To bolster recruitment, Del Mar is working with the TOC on several initiatives for this year, like further modifying its well-established Ship & Win program and possible purse increases, said Tom Robbins, the track's executive vice president for racing.
“We recognize we need to get the horse population back to where we can once again support five days of racing a week,” he said.
On Sunday, Santa Anita announced its latest Ship & Win initiatives.
“Let's not forget about the economic engine of all of this, which is handicapping,” Butler said, referencing recent changes to the track's betting products. “I've got to start letting all constituents within horse racing see the value of what we do.
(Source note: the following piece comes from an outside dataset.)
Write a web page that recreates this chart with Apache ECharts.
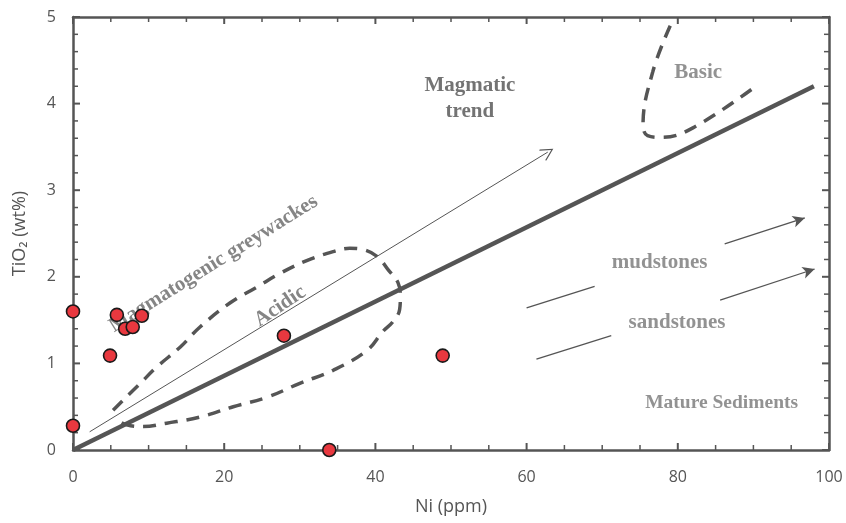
<!DOCTYPE html>
<html><head><meta charset="utf-8">
<script src="https://cdn.jsdelivr.net/npm/echarts@6/dist/echarts.min.js"></script>
<style>html,body{margin:0;padding:0;background:#fff}#c{width:846px;height:523px}</style>
</head><body><div id="c"></div>
<script>
// Samples: [Ni (ppm), TiO2 (wt%)]
const samples = [[0,1.6],[0,0.28],[4.9,1.09],[5.8,1.56],[6.9,1.4],[7.9,1.42],[9.1,1.55],[27.9,1.32],[33.9,0],[48.9,1.09]];
// Reference lines / fields
const sedimentLine = [[0,0],[98,4.2]];
const magmaticArrow = [[2.2,0.21],[62.8,3.44]];
const acidicField = [[5.3,0.46],[8.9,0.77],[11.1,0.96],[14.2,1.19],[16.8,1.42],[20.8,1.70],[24.3,1.88],[27.4,2.04],[31.0,2.19],[34.4,2.29],[36.6,2.33],[38.6,2.31],[40.3,2.23],[41.7,2.08],[43.0,1.93],[43.3,1.77],[43.2,1.62],[42.3,1.48],[41.0,1.37],[38.9,1.15],[34.4,0.92],[30.0,0.77],[25.7,0.61],[21.2,0.50],[16.8,0.38],[12.4,0.31],[9.3,0.27],[7.1,0.29],[5.8,0.35]];
const basicField = [[79.0,4.9],[76.7,4.37],[75.4,3.75],[76.0,3.63],[77.9,3.61],[82,3.72],[90,4.18]];
const mudTail = [[60,1.64],[69,1.89]];
const mudArrow = [[86.2,2.38],[96.8,2.68]];
const sandTail = [[61.3,1.05],[71.2,1.32]];
const sandArrow = [[85.6,1.73],[98.1,2.09]];
const labels = [
  {name:'Magmatic\ntrend', value:[52.5,4.06], rot:0, color:'#505050', size:21},
  {name:'Basic', value:[82.7,4.36], rot:0, color:'#777', size:21},
  {name:'Magmatogenic greywackes', value:[18.6,2.15], rot:32, color:'#666', size:21},
  {name:'Acidic', value:[27.4,1.66], rot:34, color:'#666', size:21},
  {name:'mudstones', value:[77.6,2.16], rot:0, color:'#777', size:21},
  {name:'sandstones', value:[79.9,1.47], rot:0, color:'#777', size:21},
  {name:'Mature Sediments', value:[85.8,0.54], rot:0, color:'#777', size:19.5}
];
const xTicks = [0,20,40,60,80,100];
const yTicks = [0,1,2,3,4,5];
const xMinorStep = 5;
const yMinorStep = 0.2;

const axisCol = '#555';
const chevron = 'path://M0,0 L10,13 L8.6,14 L0,2.6 L-8.6,14 L-10,13 Z';

// Build inward tick rows from the tick arrays: [x, y, dirX, dirY, lengthPx, widthPx]
const xMin = xTicks[0], xMax = xTicks[xTicks.length-1];
const yMin = yTicks[0], yMax = yTicks[yTicks.length-1];
const tickRows = [];
for (let i = 0; i <= Math.round((xMax - xMin) / xMinorStep); i++) {
  const v = xMin + i * xMinorStep;
  const major = xTicks.some(t => Math.abs(t - v) < 1e-9);
  tickRows.push([v, yMin, 0, -1, major ? 7 : 5, major ? 2 : 1.5]);
  tickRows.push([v, yMax, 0, 1, major ? 7 : 5, major ? 2 : 1.5]);
}
for (let i = 0; i <= Math.round((yMax - yMin) / yMinorStep); i++) {
  const v = +(yMin + i * yMinorStep).toFixed(6);
  const major = yTicks.some(t => Math.abs(t - v) < 1e-9);
  tickRows.push([xMin, v, 1, 0, major ? 7 : 5, major ? 2 : 1.5]);
  tickRows.push([xMax, v, -1, 0, major ? 7 : 5, major ? 2 : 1.5]);
}

const chart = echarts.init(document.getElementById('c'));
function axis(extra){
  return Object.assign({
    type:'value',
    axisLine:{show:true, onZero:false, lineStyle:{color:axisCol, width:2.5}},
    axisTick:{show:false},
    splitLine:{show:false}
  }, extra);
}
function seg(a, b){ return [{coord:a}, {coord:b}]; }
chart.setOption({
  animation:false,
  grid:{left:73, right:17, top:17, bottom:73},
  xAxis:[
    axis({min:xMin, max:xMax, interval:20, position:'bottom',
      name:'Ni (ppm)', nameLocation:'middle', nameGap:48,
      nameTextStyle:{fontFamily:'Open Sans', fontSize:18, color:axisCol},
      axisLabel:{fontFamily:'Open Sans', fontSize:16, color:axisCol, margin:19}}),
    axis({min:xMin, max:xMax, interval:20, position:'top', axisLabel:{show:false}})
  ],
  yAxis:[
    axis({min:yMin, max:yMax, interval:1, position:'left',
      name:'TiO\u2082 (wt%)', nameLocation:'middle', nameGap:44, nameRotate:90,
      nameTextStyle:{fontFamily:'Open Sans', fontSize:18, color:axisCol},
      axisLabel:{fontFamily:'Open Sans', fontSize:16, color:axisCol, margin:17}}),
    axis({min:yMin, max:yMax, interval:1, position:'right', axisLabel:{show:false}})
  ],
  series:[
    {type:'custom', data:tickRows, encode:{x:0, y:1}, silent:true, z:6, clip:false,
      renderItem:function(params, api){
        const p = api.coord([api.value(0), api.value(1)]);
        const L = api.value(4);
        return {type:'line', silent:true,
          shape:{x1:p[0], y1:p[1], x2:p[0] + api.value(2) * L, y2:p[1] + api.value(3) * L},
          style:{stroke:axisCol, lineWidth:api.value(5)}};
      }},
    {type:'line', data:sedimentLine, symbol:'none', lineStyle:{color:'#555', width:4.5}, z:3,
      markLine:{silent:true, animation:false, label:{show:false}, emphasis:{disabled:true},
        data:[seg(magmaticArrow[0], magmaticArrow[1])],
        symbol:['none', chevron], symbolSize:13, lineStyle:{color:'#555', width:1, type:'solid'}}},
    {type:'line', data:acidicField, smooth:0.4, symbol:'none', lineStyle:{color:'#555', width:3.5, type:[13,9]}, z:3},
    {type:'line', data:basicField, smooth:0.4, symbol:'none', lineStyle:{color:'#555', width:3.5, type:[13,9]}, z:3,
      markLine:{silent:true, animation:false, label:{show:false}, emphasis:{disabled:true},
        data:[seg(mudTail[0], mudTail[1]), seg(sandTail[0], sandTail[1])],
        symbol:['none','none'], lineStyle:{color:'#555', width:1.3, type:'solid'}}},
    {type:'line', data:[], symbol:'none', z:3,
      markLine:{silent:true, animation:false, label:{show:false}, emphasis:{disabled:true},
        data:[seg(mudArrow[0], mudArrow[1]), seg(sandArrow[0], sandArrow[1])],
        symbol:['none','arrow'], symbolSize:[9,12], lineStyle:{color:'#555', width:1.3, type:'solid'}}},
    {type:'scatter', data:labels.map(l=>({name:l.name, value:l.value,
        label:{show:true, position:'inside', formatter:'{b}', rotate:l.rot, color:l.color,
          fontFamily:'Liberation Serif', fontWeight:'bold', fontSize:l.size, lineHeight:26, align:'center', verticalAlign:'middle'}})),
      symbolSize:0, silent:true, z:4},
    {type:'scatter', data:samples, symbol:'circle', symbolSize:13,
      itemStyle:{color:'#e8383f', borderColor:'#1a1a1a', borderWidth:1.6, opacity:1}, z:7}
  ]
});
</script></body></html>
I'm certainly going to start beating the Santa Anita collective chest.”
Ultimately, those in positions of power will have to think “outside the box” as they continue to grapple with the ongoing headwinds from events last year, said Harty.
“Now is a seminal moment in the history of Santa Anita,” he said. “They're going to have to reinvent themselves one way or another to entice people back here. That's the crux of the issue.”